'Flight to quality': The demand for CBD offices
No. 181 William Street, Melbourne, was refurbished to include a new lobby with a cafe.

'Flight to quality': The demand for CBD offices

While office vacancy rates are up in some cities, there are positive signs for the future of our CBDs.

Melbourne’s vacancy rate rose to 13.8 from 12.9 per cent six months ago and Sydney’s to 11.3 up from 10.1 per cent, according to February data from the Property Council of Australia (PCA). However, in other capitals vacancy rates fell slightly – in Brisbane from 13.9 to 12.9 per cent, Perth from 15.8 to 15.6 per cent and Hobart from 2.7 to 2.5 per cent.

The data reflects a healthy amount of supply rather than a lack of demand for CBD office space, says PCA chief executive Mike Zorbas.

“Organisations see that an office presence in our cities is an essential part of doing business,” he says. “While new supply has increased total vacant space in some areas, these latest numbers are a vote of confidence in our CBDs.”

However, data analysts at commercial tenant services company Tenant CS expect vacancy rates to shoot up this year as the national market continues to recover from working-from-home arrangements forged during the worst of the COVID-19 pandemic.

“Despite some recovery, let’s be honest, Mondays and Fridays still struggle [and] daily occupancy has fallen well below pre-pandemic levels,” says Matthew Pollak, Melbourne director at Tenant CS.

“This indicates that there’s a lot of under-utilised office space out there that businesses will eventually look to shed.”

Domain Neighbourhood Sydney CBD
Experts are seeing a shift towards better value spaces.
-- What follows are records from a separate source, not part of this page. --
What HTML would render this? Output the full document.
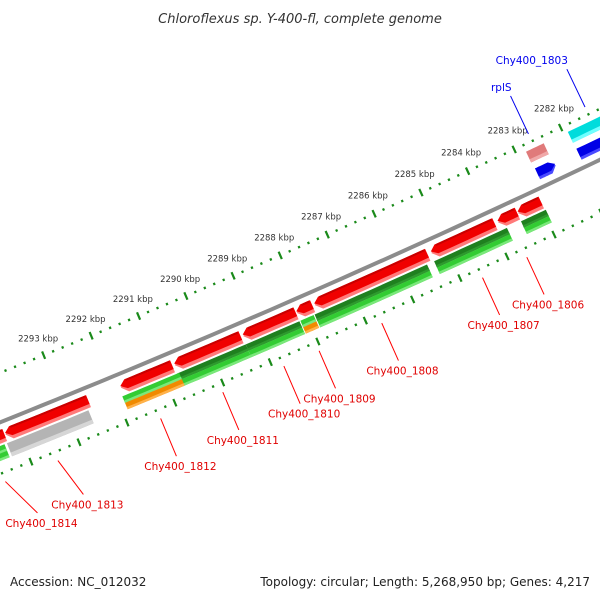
<!DOCTYPE html>
<html><head><meta charset="utf-8"><style>
html,body{margin:0;padding:0;background:#fff;}
svg{display:block;font-family:"DejaVu Sans","Liberation Sans",sans-serif;}
</style></head><body>
<svg id="map" width="600" height="600" viewBox="0 0 600 600">
<text x="300" y="23" text-anchor="middle" font-size="13" font-style="italic" fill="#333">Chloroflexus sp. Y-400-fl, complete genome</text>
<text x="10" y="586" font-size="12" fill="#222">Accession: NC_012032</text>
<text x="590" y="586" text-anchor="end" font-size="12" fill="#222">Topology: circular; Length: 5,268,950 bp; Genes: 4,217</text>
<g id="ticks"></g>
<g id="feats"></g>
<g id="labels"></g>
</svg>
<script>
// ---- data (kbp) ----
const tickKbp = [2282,2283,2284,2285,2286,2287,2288,2289,2290,2291,2292,2293];
const tickLabels = ["2282 kbp","2283 kbp","2284 kbp","2285 kbp","2286 kbp","2287 kbp","2288 kbp","2289 kbp","2290 kbp","2291 kbp","2292 kbp","2293 kbp"];
const cdsStart = [2283.96,2284.47,2284.95,2286.38,2288.82,2289.17,2290.33,2291.77,2293.53,2295.28];
const cdsEnd   = [2284.45,2284.88,2286.30,2288.77,2289.15,2290.28,2291.72,2292.85,2295.26,2296.2];
const cogGenes = ["Chy400_1806","Chy400_1807","Chy400_1808","Chy400_1809","Chy400_1810","Chy400_1811","Chy400_1812","Chy400_1813","Chy400_1814"];
const cogStart = [2283.94,2284.77,2286.47,2288.87,2289.17,2290.30,2291.70,2293.60,2295.35];
const cogEnd   = [2284.47,2286.32,2288.85,2289.15,2290.30,2291.74,2292.89,2295.30,2296.2];
const cogTop   = ["dark","dark","dark","light","dark","dark","light","gray","light"];
const cogBot   = ["light","light","light","orange","light","light","orange","gray","light"];
const labelKbp = [2284.66,2285.60,2287.73,2289.05,2289.79,2291.07,2292.37,2294.51,2295.60];
const labelEndKbp = [2284.66,2285.60,2287.73,2289.05,2289.79,2291.07,2292.37,2294.30,2295.25];
const upGenes = ["rplS","Chy400_1803"];
const upStart = [2283.43,2281.5];
const upEnd   = [2283.81,2282.91];
const upLabelKbp = [2283.62,2282.40];
const revStart = [2283.40,2281.5];
const revEnd   = [2283.79,2282.90];

// ---- geometry ----
const R0=10000, phiA=65.5*Math.PI/180, K=51.6/R0, B=[440,234.4];
const C=[B[0]-R0*Math.cos(phiA), B[1]-R0*Math.sin(phiA)];
function P(kbp,r){const f=phiA+(kbp-2286)*K;return [C[0]+(R0+r)*Math.cos(f), C[1]+(R0+r)*Math.sin(f)];}
const NS="http://www.w3.org/2000/svg";
function mk(tag,attrs,parent){const e=document.createElementNS(NS,tag);for(const k in attrs)e.setAttribute(k,attrs[k]);parent.appendChild(e);return e;}
function band(b1,b2,r1,r2,head){
  const h=0.12, pts=[], n=8;
  let s=b1,e=b2;
  if(head===1)e=Math.max(b1,b2-h);
  if(head===-1)s=Math.min(b2,b1+h);
  if(head===-1)pts.push(P(b1,(r1+r2)/2));
  for(let i=0;i<=n;i++)pts.push(P(s+(e-s)*i/n,r2));
  if(head===1)pts.push(P(b2,(r1+r2)/2));
  for(let i=n;i>=0;i--)pts.push(P(s+(e-s)*i/n,r1));
  return pts.map(p=>p[0].toFixed(1)+","+p[1].toFixed(1)).join(" ");
}
const T=document.getElementById("ticks"), F=document.getElementById("feats"), L=document.getElementById("labels");

(function(){let d="";for(let i=0;i<=60;i++){const p=P(2280+i*0.3,0);d+=(i?"L":"M")+p[0].toFixed(1)+","+p[1].toFixed(1);}
const bb=mk("path",{d:d,fill:"none",stroke:"#8c8c8c","stroke-width":4},F);

})();

[-46,48].forEach(function(rr){
  for(let m=11400;m<=11485;m++){
    const kb=m/5;
    const major=(m%5===0);
    const a=P(kb,rr-(major?4:1.2)), b=P(kb,rr+(major?4:1.2));
    const ln=mk("line",{x1:a[0],y1:a[1],x2:b[0],y2:b[1],stroke:"#1a8a1a","stroke-width":2.2},T);
    
    
  }
});
tickKbp.forEach(function(k,i){
  const p=P(k,-46);
  const t=mk("text",{x:p[0]-53,y:p[1]+6,"text-anchor":"middle","font-size":8.5,fill:"#333"},T);
  t.textContent=tickLabels[i];
  
  
});

cdsStart.forEach(function(s,i){
  const e=cdsEnd[i];
  const g1=mk("polygon",{points:band(s,e,7,20,1),fill:"#ff7a7a"},F);
  
  
  const g2=mk("polygon",{points:band(s,e,7,16.5,1),fill:"#f00000"},F);
  
  
  const g3=mk("polygon",{points:band(s+0.02,e-0.14,7,9,0),fill:"#c80000"},F);
  
  
});
const col={dark:["#1f801f","#2e9a2e"],light:["#33cc33","#7ae87a"],orange:["#f08a00","#ffb24a"],gray:["#b4b4b4","#d6d6d6"]};
cogStart.forEach(function(s,i){
  const e=cogEnd[i];
  if(cogTop[i]==="gray"){
    const a=mk("polygon",{points:band(s,e,22,36,0),fill:col.gray[0]},F);
    
    
    const b=mk("polygon",{points:band(s,e,32,36,0),fill:col.gray[1]},F);
    
    
    return;
  }
  const a=mk("polygon",{points:band(s,e,22,29,0),fill:col[cogTop[i]][0]},F);
  
  
  const a2=mk("polygon",{points:band(s,e,26.5,29,0),fill:col[cogTop[i]][1]},F);
  
  
  const b=mk("polygon",{points:band(s,e,29,36,0),fill:col[cogBot[i]][0]},F);
  
  
  const b2=mk("polygon",{points:band(s,e,33.5,36,0),fill:col[cogBot[i]][1]},F);
  
  
});
const upFill=[["#e07a7a","#f0a8a8"],["#00dcdc","#70ffff"]];
upStart.forEach(function(s,i){
  const a=mk("polygon",{points:band(s,upEnd[i],-39,-27,0),fill:upFill[i][0]},F);
  
  
  const b=mk("polygon",{points:band(s,upEnd[i],-30.5,-27,0),fill:upFill[i][1]},F);
  
  
});
revStart.forEach(function(s,i){
  const hd=i===0?-1:0;
  const a=mk("polygon",{points:band(s,revEnd[i],-20,-8,hd),fill:"#4a4aff"},F);
  
  
  const b=mk("polygon",{points:band(s,revEnd[i],-20,-11,hd),fill:"#0000e6"},F);
  
  
});

cogGenes.forEach(function(g,i){
  const a=P(labelKbp[i],57), b=P(labelEndKbp[i],98);
  const ln=mk("line",{x1:a[0],y1:a[1],x2:b[0],y2:b[1],stroke:"#f00","stroke-width":1},L);
  
  
  const t=mk("text",{x:b[0]+4,y:b[1]+14,"text-anchor":"middle","font-size":10.5,fill:"#e00000"},L);
  t.textContent=g;
  
  
});
upGenes.forEach(function(g,i){
  const a=P(upLabelKbp[i],-54), b=P(upLabelKbp[i],-96);
  const ln=mk("line",{x1:a[0],y1:a[1],x2:b[0],y2:b[1],stroke:"#0000ee","stroke-width":1},L);
  
  
  const t=mk("text",{x:b[0]+1,y:b[1]-5,"text-anchor":"end","font-size":10.5,fill:"#0000ee"},L);
  t.textContent=g;
  
  
});
</script>
</body></html>
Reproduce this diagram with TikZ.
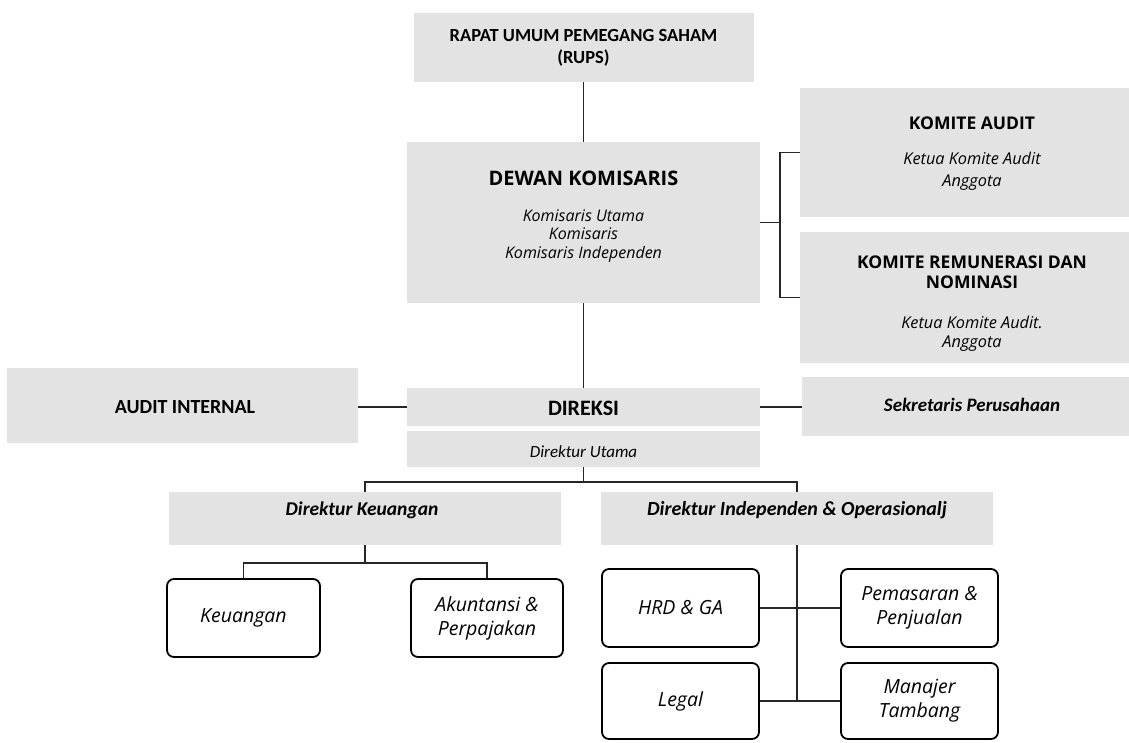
\documentclass[tikz,border=0pt]{standalone}
\usepackage{fontspec}
\setmainfont{Open Sans}
\newfontfamily\calfont{Carlito}
\begin{document}
\begin{tikzpicture}[x=1pt,y=-1pt,
  gbox/.style={draw=none,fill=black!11,inner sep=0pt},
  rbox/.style={draw=black,line width=1.8pt,rounded corners=7pt,fill=white,inner sep=0pt,align=center,font=\fontsize{19.5}{24}\selectfont\itshape},
  conn/.style={draw=black!85,line width=1.3pt},
  tt/.style={inner sep=0pt,align=center},
]
\useasboundingbox (0,0) rectangle (1129,742);
% grey boxes
\node[gbox,minimum width=340pt,minimum height=69pt] (rups) at (583.5,47.5) {};
\node[gbox,minimum width=353pt,minimum height=161pt] (dk) at (583.5,222.5) {};
\node[gbox,minimum width=329pt,minimum height=129pt] (ka) at (964.5,152.5) {};
\node[gbox,minimum width=329pt,minimum height=131pt] (kr) at (964.5,297.5) {};
\node[gbox,minimum width=327pt,minimum height=59pt] (sek) at (965.5,406.5) {};
\node[gbox,minimum width=351pt,minimum height=75pt] (ai) at (182.5,405.5) {};
\node[gbox,minimum width=353pt,minimum height=38pt] (dir) at (583.5,407) {};
\node[gbox,minimum width=353pt,minimum height=36pt] (du) at (583.5,449) {};
\node[gbox,minimum width=392pt,minimum height=53pt] (dkeu) at (365,518.5) {};
\node[gbox,minimum width=392pt,minimum height=53pt] (dind) at (797,518.5) {};
% texts in grey boxes
\node[tt,font=\calfont\bfseries\fontsize{18.5}{22}\selectfont] (trups) at (rups) {RAPAT UMUM PEMEGANG SAHAM\\(RUPS)};
\node[tt,font=\bfseries\fontsize{20}{24}\selectfont] (tdk) at (583.5,178) {DEWAN KOMISARIS};
\node[tt,font=\itshape\fontsize{16}{18.5}\selectfont] (tdk2) at (583.5,236) {Komisaris Utama\\Komisaris\\Komisaris Independen};
\node[tt,font=\bfseries\fontsize{17.5}{21}\selectfont] (tka) at (972,123) {KOMITE AUDIT};
\node[tt,font=\itshape\fontsize{16.3}{22}\selectfont] (tka2) at (972,171) {Ketua Komite Audit\\Anggota};
\node[tt,font=\bfseries\fontsize{17.5}{20}\selectfont] (tkr) at (972,272) {KOMITE REMUNERASI DAN\\NOMINASI};
\node[tt,font=\itshape\fontsize{16.3}{19}\selectfont] (tkr2) at (972,334) {Ketua Komite Audit.\\Anggota};
\node[tt,font=\calfont\bfseries\itshape\fontsize{19}{22}\selectfont] (tsek) at (972,405) {Sekretaris Perusahaan};
\node[tt,font=\calfont\bfseries\fontsize{20}{24}\selectfont] (tai) at (185,407) {AUDIT INTERNAL};
\node[tt,font=\calfont\bfseries\fontsize{22}{24}\selectfont] (tdir) at (583.5,408) {DIREKSI};
\node[tt,font=\calfont\itshape\fontsize{17}{20}\selectfont] (tdu) at (583.5,452) {Direktur Utama};
\node[tt,font=\calfont\bfseries\itshape\fontsize{19.5}{22}\selectfont] (tdkeu) at (362,510) {Direktur Keuangan};
\node[tt,font=\calfont\bfseries\itshape\fontsize{20}{22}\selectfont] (tdind) at (797,510) {Direktur Independen \& Operasionalj};
% white rounded boxes
\node[rbox,minimum width=153pt,minimum height=78pt] (keu) at (243.5,618) {Keuangan};
\node[rbox,minimum width=152pt,minimum height=78pt] (akt) at (487,618) {Akuntansi \&\\Perpajakan};
\node[rbox,minimum width=157pt,minimum height=78pt] (hrd) at (680.5,608) {HRD \& GA};
\node[rbox,minimum width=157pt,minimum height=78pt] (pem) at (919.5,608) {Pemasaran \&\\Penjualan};
\node[rbox,minimum width=157pt,minimum height=76pt] (leg) at (680.5,701) {Legal};
\node[rbox,minimum width=157pt,minimum height=76pt] (man) at (919.5,701) {Manajer\\Tambang};
% connectors
\coordinate (br) at (780,222.5);
\draw[conn] (rups.south) -- (dk.north);
\draw[conn] (dk.south) -- (dir.north);
\draw[conn] (dk.east) -- (br);
\draw[conn] (ka.west) -| (br) |- (kr.west);
\draw[conn] (dir.west) -- (ai.east |- dir.west);
\draw[conn] (dir.east) -- (sek.west |- dir.east);
\coordinate (j1) at (583.5,482);
\draw[conn] (du.south) -- (j1);
\draw[conn] (dkeu.north) |- (j1) -| (dind.north);
\coordinate (j2) at (365,563);
\draw[conn] (dkeu.south) -- (j2);
\draw[conn] (keu.north) |- (j2) -| (akt.north);
\coordinate (j3) at (797,701);
\draw[conn] (dind.south) -- (j3);
\draw[conn] (hrd.east) -- (pem.west);
\draw[conn] (leg.east) -- (man.west);
\end{tikzpicture}
\end{document}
Photo: Steven Woodburn

The lure of amenities, lower leasing costs and better locations at new or freshly refurbished buildings are driving more tenants to move, Pollak says. This, along with downsizing workforces across the banking and technology industries, is putting the market in a tenuous position.

“Businesses are relocating to smaller, high- quality spaces, crushing demand for lower-grade buildings,” he says. “What is clear is that fewer tenants are assumed to be renewing their leases because relocation for financial and cultural benefits is worth exploring.

“For these reasons, there’s every chance the market could get worse before it gets better, particularly for lower-grade assets, which will be left behind in the flight to quality.”

This shift for better value is a pronounced pattern in the market, says Chas Keogh, national director and joint head of department at Cushman and Wakefield.

“I think what we’re seeing now is that vacancy will stay higher on poorer assets where landlords haven’t spent money,” he says. “Newer, higher-quality assets or higher-quality assets where landlords have spent money, will see vacancy diminish.”

In Melbourne, where Keogh says the market is coming off a strong development pipeline between 2018 and 2020, the demand for quality offices will see a split among tenants.

“It will cause Melbourne to diverge, whereby the good assets will secure better tenants who are willing to pay more, and poorer assets will really struggle to secure tenants,” he says. “Naturally, tenants are reducing their footprints so they can go to better-quality spaces and get people back to work.”

Neighbourhoods Melbourne CBD
Amenities, lower costs and better locations are driving tenants to move. Photo: Greg Briggs

Refurbishments by landlord The GPT Group at 181 Williams Street, on the corner of Bourke Street in Melbourne, have included a new lobby, lobby cafe and concierge. Insurance giant CGU is the major tenant in the building, which has a 5.5-star NABERS base building energy rating.

Like Melbourne, there’s a flight to quality offices in greater Sydney. But that’s where the similarities end, says Aaron Weir, co-founder and director at commercial property group Resonate Partners, who points to a future undersupply.

“If you look at Sydney CBD, you’ve got the over-station development around the metro lines and there are about 140,000 square metres of supply that will be finished, say, by the end of next year and half of that is already pre-committed,” he says.

“There’s another approximately 250,000 square metres of what I’d say is under construction but the significant elements of that aren’t going to be delivered until ’27 or ’28 and a third of that is already pre-committed. All up, there are about 400,000 square metres of new supply.

“I think demand will outstrip what we’re building. I don’t think we’re building enough.”

Many tenants will be more confident about locking in lease renewals this year as employers get a better handle on the size and needs of their workforces. This will apply fresh pressure to the market, Weir says.

“This year and next year we will start to see tenants making decisions, not deferring decisions,” he says.

“We’ve seen a kind of deferral of big [commercial real estate] decisions, people sitting on the fence a bit and trying to figure out, Are people coming back? How do they want to work? Where do they want to work?

“We expect that we’ll see an uptick in requirements hitting the market. It’s already starting to happen. It was almost like we hit February and out came the briefs and the phone started to ring again. It was quite noticeable.”